It feels like just yesterday I was moving across the state to enter my first year of college. As cliche as that definitely is, my freshman year doesn't seem so long ago. And now, I am not only heading into my senior year of college, but it's my last semester ever. Where did the time go?
This summer is my last "childhood summer." It's my last one where I'm still a student, the last one where I'll end it by packing up and moving (for the millionth time) and the last one where I'm not a fully fledged adult. That last one is the scary bit.
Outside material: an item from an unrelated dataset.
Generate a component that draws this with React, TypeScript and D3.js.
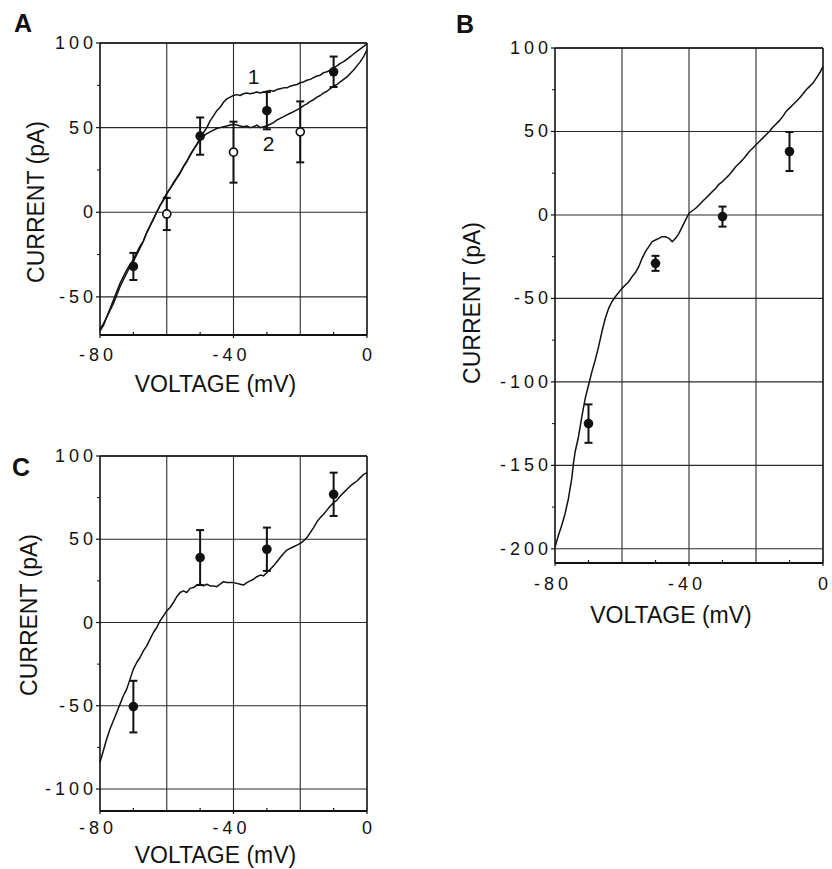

In the deep words of Troy Bolton, "Did you ever get on a ride then wanna get off?" That's sort of how becoming an adult is feeling. The weird rush of "Yes! I am ready and excited!" mixed with feelings of "Who am I? What should I do? Where should I go?" The existential crisis has kicked in high gear this summer, leaving me emotional and nervous/happy/weirded out by the fact that soon I will be the thing I've been supposedly training my whole life for.
This summer has been spent learning what adulthood is probably like. I've been working all the time, barely hanging out with friends and, the worst, waking up early (case closed: I am NOT a morning person). There are obvious perks. I am making money, my schedule is pretty set and when I do see friends, it's great to catch up.
But I can't help but to think back on previous years. From beach trips with friends all the way back to swing set and inflatable pool memories. Summer has always been a time of freedom and warmth and joy. But I'm not sure that's the same anymore. It's funny that for the first 18 years (at least) of your life you get trained that summer equals no work, just play. Yet, that isn't how the real world works.
Thankfully, we know that growing up is optional. Yes, I will have to start adulting, but I don't ever have to actually become one. I will have to be responsible and make decisions and pay bills. But I can still enjoy life to the fullest, make memories and create that summer feeling. I just have to become better at seeking it out.
I guess really all we can do is look toward the future with open arms. Decide what we want and go for it. Remember those summer memories, but don't forget to make new ones.